>> Begin DATA PROVIDED

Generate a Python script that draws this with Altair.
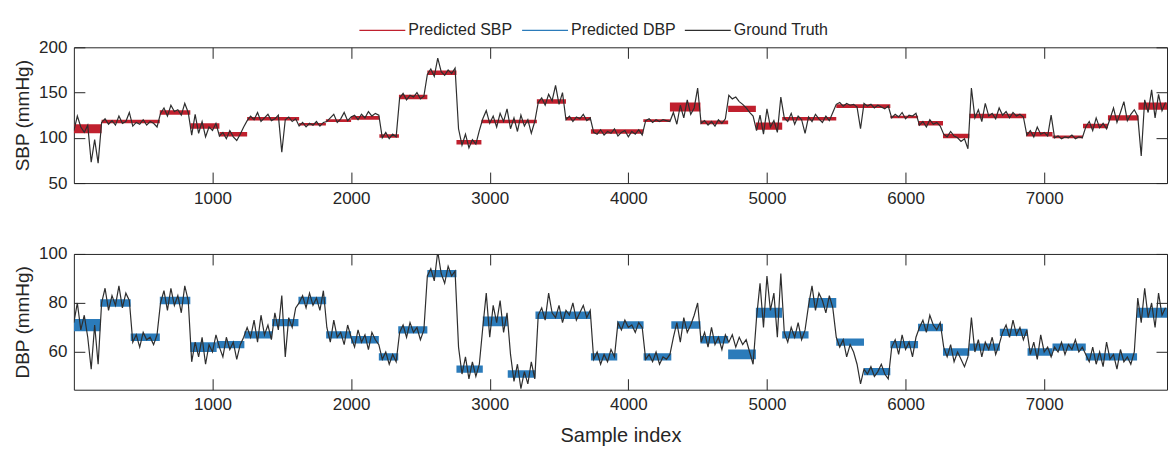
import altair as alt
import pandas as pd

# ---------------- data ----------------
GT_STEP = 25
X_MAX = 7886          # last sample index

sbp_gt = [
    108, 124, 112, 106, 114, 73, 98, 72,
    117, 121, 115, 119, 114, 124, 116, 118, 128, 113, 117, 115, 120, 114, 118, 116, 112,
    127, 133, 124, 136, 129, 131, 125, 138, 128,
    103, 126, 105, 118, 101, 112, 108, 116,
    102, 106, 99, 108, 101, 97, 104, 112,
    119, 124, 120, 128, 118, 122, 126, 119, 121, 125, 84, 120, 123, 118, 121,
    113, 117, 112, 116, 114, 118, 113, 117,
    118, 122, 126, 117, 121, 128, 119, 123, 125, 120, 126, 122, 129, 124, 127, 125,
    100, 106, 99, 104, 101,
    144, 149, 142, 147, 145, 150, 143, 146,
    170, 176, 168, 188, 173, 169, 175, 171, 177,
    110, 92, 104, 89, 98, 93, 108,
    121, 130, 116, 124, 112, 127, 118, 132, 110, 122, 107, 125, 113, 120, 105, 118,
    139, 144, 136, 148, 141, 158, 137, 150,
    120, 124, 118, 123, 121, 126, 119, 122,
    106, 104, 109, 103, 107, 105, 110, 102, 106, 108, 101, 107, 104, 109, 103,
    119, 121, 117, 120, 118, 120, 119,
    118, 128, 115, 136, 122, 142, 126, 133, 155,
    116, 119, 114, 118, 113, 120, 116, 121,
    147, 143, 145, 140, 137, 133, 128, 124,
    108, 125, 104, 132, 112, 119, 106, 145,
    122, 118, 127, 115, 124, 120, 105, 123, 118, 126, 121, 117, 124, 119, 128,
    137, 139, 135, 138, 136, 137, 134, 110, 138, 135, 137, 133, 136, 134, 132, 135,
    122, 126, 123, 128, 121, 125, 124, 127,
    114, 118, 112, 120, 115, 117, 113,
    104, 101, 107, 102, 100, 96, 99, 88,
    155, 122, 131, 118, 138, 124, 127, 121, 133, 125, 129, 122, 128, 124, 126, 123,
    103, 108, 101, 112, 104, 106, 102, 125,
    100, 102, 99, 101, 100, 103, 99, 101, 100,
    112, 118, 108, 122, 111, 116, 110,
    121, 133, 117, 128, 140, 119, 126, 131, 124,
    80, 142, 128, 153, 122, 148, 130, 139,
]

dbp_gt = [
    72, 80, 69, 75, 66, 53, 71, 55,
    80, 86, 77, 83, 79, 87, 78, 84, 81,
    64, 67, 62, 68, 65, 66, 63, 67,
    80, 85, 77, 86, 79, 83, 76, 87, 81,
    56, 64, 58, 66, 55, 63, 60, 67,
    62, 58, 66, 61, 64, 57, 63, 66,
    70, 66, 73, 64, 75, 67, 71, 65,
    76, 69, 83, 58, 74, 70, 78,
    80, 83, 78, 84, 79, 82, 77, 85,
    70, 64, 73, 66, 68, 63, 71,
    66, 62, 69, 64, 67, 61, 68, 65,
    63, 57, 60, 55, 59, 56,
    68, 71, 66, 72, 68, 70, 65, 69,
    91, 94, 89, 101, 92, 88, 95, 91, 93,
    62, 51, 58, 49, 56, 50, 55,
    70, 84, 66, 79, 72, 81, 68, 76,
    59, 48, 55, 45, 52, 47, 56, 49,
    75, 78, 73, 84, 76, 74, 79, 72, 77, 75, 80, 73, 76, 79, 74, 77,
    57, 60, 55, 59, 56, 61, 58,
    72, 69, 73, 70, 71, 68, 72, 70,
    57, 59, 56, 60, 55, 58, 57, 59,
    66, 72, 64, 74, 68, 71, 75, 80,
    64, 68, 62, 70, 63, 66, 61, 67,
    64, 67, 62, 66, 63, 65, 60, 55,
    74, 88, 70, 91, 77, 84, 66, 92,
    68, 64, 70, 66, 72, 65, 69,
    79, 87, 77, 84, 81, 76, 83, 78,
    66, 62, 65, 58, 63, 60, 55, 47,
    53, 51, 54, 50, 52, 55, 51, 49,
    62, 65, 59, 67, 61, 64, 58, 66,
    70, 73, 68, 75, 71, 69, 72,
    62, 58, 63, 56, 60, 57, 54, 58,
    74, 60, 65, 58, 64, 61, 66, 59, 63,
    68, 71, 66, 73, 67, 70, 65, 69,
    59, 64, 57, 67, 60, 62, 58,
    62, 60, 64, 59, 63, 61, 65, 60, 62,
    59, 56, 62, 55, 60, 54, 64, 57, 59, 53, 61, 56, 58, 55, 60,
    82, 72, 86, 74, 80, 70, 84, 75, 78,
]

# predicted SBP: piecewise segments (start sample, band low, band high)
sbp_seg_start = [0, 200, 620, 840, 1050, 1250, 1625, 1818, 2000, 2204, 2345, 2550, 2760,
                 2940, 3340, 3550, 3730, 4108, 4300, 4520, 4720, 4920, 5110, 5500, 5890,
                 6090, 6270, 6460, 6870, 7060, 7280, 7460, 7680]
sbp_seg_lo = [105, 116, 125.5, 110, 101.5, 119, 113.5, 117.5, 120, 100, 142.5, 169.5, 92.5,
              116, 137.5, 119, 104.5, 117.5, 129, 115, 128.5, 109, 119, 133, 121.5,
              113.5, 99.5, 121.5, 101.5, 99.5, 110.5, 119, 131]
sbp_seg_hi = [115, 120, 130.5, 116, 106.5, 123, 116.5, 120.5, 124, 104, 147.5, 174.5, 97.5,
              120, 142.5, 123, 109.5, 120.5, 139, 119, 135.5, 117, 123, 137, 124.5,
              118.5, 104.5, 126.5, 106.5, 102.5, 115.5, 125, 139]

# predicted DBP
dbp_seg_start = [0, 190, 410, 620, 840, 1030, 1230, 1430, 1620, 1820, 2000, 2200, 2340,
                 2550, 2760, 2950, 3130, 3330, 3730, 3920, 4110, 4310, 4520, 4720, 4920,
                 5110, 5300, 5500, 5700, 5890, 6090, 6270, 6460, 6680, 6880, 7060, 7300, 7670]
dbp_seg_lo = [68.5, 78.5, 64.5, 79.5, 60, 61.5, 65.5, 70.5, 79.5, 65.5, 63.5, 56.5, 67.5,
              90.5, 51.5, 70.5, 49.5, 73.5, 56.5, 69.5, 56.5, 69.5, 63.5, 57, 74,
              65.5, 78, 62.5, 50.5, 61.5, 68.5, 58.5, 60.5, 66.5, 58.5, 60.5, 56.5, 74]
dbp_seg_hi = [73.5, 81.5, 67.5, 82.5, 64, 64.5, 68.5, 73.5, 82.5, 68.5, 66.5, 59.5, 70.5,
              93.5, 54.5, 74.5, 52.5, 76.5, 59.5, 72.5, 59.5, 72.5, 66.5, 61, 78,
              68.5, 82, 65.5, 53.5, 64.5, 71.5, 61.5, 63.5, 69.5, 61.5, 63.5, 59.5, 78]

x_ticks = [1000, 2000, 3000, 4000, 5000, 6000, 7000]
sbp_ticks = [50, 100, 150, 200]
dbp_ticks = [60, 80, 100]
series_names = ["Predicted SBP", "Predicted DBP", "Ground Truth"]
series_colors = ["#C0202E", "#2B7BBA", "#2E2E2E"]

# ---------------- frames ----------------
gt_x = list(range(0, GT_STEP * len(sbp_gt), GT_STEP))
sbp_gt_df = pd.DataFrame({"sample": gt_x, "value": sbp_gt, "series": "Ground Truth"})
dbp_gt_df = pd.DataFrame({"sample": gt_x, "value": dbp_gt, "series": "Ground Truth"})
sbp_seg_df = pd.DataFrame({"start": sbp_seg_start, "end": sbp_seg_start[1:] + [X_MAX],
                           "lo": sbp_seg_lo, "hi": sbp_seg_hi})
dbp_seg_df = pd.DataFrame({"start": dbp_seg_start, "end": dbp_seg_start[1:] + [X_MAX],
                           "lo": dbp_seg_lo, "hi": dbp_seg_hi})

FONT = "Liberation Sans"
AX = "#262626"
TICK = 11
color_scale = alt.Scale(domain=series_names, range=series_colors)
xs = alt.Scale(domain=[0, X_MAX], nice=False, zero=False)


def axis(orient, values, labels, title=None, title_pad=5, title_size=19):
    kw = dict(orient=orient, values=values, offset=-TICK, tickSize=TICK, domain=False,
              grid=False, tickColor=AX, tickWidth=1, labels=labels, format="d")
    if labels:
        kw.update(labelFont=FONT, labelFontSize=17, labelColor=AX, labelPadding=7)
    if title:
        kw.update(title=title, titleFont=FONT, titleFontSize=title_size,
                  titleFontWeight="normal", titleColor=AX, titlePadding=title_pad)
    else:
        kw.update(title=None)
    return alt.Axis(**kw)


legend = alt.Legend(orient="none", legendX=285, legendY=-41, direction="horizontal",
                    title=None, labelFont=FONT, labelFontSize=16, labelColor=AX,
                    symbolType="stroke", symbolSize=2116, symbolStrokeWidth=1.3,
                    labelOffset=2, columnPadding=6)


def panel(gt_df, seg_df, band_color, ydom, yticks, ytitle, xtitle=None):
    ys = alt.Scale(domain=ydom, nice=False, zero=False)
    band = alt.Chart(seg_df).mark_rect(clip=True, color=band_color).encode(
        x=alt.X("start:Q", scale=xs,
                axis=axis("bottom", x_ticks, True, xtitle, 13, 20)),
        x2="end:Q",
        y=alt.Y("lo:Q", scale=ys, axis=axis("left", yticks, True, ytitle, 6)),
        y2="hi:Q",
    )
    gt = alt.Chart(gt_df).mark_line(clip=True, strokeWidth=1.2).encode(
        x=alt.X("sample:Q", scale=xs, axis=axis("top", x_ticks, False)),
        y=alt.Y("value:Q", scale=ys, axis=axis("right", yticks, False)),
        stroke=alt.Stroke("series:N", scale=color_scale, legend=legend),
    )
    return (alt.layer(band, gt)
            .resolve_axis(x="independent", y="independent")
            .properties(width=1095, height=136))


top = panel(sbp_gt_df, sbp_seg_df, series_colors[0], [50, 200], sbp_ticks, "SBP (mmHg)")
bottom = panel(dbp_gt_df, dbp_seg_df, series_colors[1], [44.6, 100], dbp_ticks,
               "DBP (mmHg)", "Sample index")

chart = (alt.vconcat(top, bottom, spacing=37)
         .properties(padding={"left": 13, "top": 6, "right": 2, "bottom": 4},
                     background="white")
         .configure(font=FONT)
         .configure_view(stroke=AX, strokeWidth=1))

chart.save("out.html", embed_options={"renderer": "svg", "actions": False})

>> End DATA PROVIDED
>> Begin DATA PROVIDED

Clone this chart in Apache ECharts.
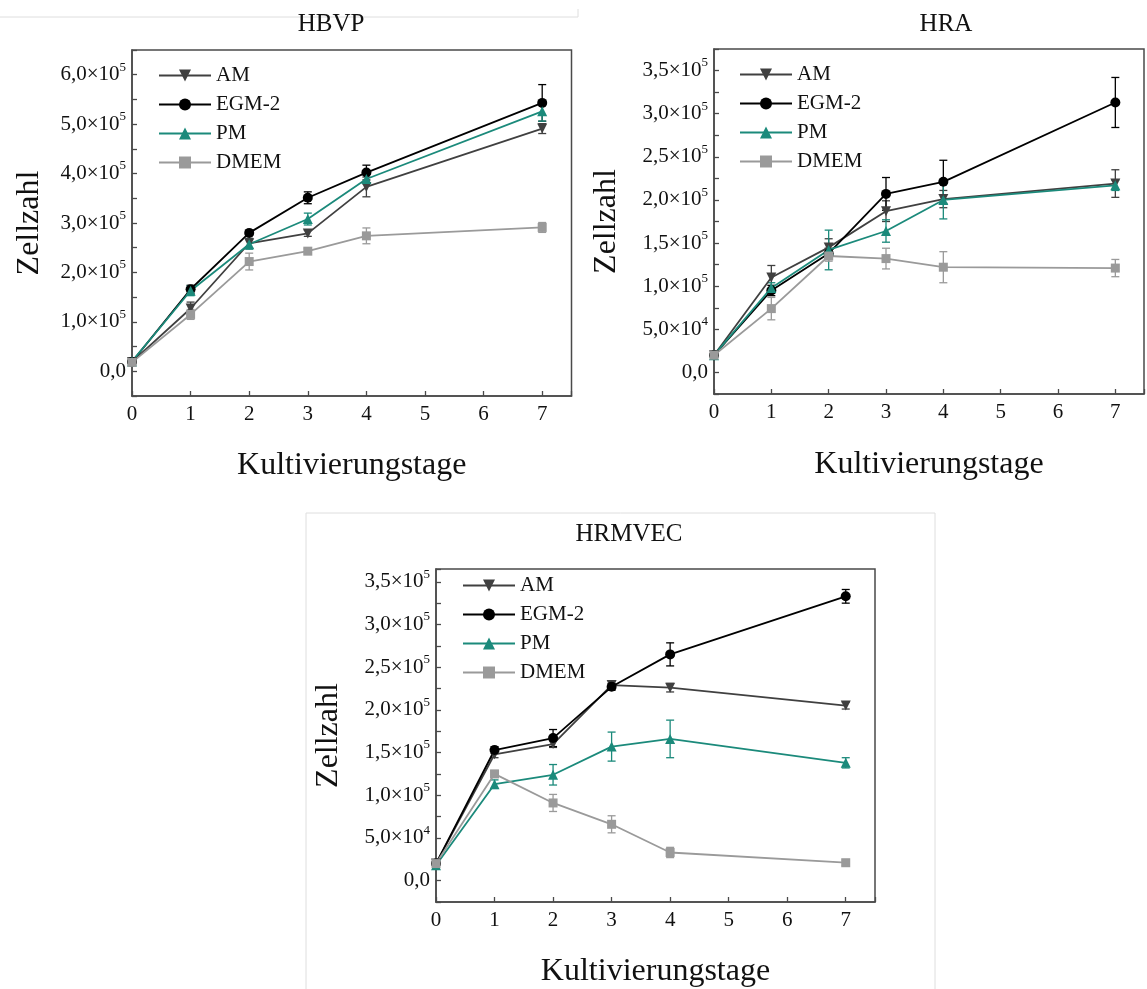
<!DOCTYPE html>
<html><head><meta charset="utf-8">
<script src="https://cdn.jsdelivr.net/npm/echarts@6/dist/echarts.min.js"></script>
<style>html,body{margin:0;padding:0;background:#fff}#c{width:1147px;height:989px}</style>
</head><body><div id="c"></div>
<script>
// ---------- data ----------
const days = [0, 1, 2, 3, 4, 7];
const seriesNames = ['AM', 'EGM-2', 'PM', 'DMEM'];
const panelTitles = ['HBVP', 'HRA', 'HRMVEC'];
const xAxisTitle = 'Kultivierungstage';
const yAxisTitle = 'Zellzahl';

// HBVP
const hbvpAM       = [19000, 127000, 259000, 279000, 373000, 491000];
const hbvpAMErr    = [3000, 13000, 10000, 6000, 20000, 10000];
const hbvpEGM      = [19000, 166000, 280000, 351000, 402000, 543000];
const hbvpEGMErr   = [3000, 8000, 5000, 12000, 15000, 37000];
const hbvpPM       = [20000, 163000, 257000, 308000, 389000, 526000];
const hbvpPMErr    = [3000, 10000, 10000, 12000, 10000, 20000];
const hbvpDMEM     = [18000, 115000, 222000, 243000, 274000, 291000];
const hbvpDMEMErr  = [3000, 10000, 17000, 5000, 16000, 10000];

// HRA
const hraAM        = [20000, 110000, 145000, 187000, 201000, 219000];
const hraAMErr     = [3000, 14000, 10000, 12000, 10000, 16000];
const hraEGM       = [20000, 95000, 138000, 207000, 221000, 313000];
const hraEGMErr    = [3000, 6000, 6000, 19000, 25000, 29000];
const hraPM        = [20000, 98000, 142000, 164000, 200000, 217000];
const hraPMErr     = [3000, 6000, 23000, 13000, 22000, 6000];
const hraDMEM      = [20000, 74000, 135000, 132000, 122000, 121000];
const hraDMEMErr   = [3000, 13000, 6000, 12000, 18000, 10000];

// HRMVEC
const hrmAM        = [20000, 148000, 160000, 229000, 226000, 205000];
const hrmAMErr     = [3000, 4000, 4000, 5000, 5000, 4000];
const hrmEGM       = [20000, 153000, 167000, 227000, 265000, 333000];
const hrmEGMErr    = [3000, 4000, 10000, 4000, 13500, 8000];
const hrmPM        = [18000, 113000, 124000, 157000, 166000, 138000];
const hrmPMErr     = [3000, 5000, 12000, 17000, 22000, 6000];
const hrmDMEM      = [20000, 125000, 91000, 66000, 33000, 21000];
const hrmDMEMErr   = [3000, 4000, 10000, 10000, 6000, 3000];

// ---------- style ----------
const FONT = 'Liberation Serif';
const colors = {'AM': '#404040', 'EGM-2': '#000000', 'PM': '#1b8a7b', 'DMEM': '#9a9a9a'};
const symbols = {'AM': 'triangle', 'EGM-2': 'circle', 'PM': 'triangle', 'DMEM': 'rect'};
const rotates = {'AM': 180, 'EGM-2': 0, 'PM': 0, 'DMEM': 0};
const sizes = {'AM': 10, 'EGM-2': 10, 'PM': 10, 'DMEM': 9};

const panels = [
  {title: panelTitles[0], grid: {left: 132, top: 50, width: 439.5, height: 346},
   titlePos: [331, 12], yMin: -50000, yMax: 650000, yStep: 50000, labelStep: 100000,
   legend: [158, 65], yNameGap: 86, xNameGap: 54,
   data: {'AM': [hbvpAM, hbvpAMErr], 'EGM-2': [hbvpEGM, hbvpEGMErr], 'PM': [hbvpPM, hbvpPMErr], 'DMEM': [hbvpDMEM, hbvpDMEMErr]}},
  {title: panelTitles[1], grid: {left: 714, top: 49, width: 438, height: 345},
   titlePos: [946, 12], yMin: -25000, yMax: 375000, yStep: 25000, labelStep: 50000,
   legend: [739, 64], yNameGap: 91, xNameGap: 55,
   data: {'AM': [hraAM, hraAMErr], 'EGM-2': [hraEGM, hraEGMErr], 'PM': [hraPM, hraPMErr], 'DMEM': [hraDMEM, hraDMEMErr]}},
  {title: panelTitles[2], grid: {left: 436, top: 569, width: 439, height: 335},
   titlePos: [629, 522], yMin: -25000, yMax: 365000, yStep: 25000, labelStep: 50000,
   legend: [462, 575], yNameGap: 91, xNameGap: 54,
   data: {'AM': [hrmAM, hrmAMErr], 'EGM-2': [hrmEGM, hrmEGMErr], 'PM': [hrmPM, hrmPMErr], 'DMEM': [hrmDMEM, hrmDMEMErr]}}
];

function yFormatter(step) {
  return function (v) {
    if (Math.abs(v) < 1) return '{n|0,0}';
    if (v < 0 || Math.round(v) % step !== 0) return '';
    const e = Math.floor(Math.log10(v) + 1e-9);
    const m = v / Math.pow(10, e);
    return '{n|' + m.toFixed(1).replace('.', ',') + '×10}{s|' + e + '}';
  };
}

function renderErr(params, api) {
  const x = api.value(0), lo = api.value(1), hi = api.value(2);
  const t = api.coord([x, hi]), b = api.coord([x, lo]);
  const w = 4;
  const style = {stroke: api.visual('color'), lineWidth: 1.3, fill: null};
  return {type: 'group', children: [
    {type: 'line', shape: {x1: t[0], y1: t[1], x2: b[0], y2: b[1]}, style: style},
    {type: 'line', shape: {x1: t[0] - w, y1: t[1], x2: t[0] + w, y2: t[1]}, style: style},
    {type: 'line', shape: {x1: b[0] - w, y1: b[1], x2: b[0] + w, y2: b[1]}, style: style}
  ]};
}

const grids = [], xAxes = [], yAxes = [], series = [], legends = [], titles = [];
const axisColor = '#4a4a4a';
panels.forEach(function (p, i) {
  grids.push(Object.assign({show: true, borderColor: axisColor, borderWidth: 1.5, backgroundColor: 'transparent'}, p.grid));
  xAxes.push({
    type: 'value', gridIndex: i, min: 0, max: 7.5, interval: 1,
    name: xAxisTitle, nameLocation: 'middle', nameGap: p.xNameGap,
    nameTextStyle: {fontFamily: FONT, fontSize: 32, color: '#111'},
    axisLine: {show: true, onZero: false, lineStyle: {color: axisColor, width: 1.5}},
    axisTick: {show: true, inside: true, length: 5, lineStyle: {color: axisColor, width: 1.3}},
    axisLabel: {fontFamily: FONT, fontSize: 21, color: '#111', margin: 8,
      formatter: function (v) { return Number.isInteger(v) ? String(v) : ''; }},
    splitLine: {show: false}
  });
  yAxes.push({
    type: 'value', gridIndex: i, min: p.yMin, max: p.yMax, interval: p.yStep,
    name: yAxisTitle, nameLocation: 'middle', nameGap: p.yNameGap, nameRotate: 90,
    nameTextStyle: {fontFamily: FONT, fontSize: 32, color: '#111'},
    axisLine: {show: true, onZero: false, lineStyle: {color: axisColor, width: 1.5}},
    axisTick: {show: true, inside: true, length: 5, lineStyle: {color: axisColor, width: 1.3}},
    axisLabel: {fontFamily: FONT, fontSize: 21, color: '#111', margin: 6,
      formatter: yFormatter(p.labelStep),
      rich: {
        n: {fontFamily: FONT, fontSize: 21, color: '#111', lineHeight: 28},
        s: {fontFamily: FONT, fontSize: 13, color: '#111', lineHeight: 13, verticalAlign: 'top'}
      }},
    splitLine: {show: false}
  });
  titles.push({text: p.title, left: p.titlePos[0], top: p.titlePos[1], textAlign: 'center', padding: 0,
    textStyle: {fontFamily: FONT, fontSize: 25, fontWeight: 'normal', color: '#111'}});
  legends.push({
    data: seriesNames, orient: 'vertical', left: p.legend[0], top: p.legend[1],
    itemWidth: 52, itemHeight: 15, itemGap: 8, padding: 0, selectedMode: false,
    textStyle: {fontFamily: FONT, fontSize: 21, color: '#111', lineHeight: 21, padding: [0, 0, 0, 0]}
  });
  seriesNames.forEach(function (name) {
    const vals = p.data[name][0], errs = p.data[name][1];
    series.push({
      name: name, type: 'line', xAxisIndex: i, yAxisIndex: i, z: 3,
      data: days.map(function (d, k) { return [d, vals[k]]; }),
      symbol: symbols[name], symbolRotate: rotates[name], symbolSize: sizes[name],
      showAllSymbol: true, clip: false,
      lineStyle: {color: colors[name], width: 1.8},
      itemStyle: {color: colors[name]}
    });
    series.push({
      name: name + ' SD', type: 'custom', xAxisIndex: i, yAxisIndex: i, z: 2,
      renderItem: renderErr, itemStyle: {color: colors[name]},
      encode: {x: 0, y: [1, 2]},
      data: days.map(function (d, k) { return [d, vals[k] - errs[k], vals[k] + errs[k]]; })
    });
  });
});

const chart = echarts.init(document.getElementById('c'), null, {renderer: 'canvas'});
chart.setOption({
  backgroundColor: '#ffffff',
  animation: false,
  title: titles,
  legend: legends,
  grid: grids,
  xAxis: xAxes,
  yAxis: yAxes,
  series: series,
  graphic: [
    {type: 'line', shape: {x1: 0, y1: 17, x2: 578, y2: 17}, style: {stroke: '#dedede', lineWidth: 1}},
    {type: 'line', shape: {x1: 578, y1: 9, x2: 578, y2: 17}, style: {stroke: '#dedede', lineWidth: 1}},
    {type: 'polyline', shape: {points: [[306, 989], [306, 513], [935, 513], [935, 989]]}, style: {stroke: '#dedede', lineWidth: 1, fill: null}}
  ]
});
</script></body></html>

>> End DATA PROVIDED

* **TASK INSTRUCTIONS**
Repeat exactly the stretch of lines that opens with the line containing "Generate a Python" and closes with the line containing "X_MAX = 7886". Leave the pictures out, and add nothing.

* **SOLUTION BELOW**
Generate a Python script that draws this with Altair.
import altair as alt
import pandas as pd

# ---------------- data ----------------
GT_STEP = 25
X_MAX = 7886          # last sample index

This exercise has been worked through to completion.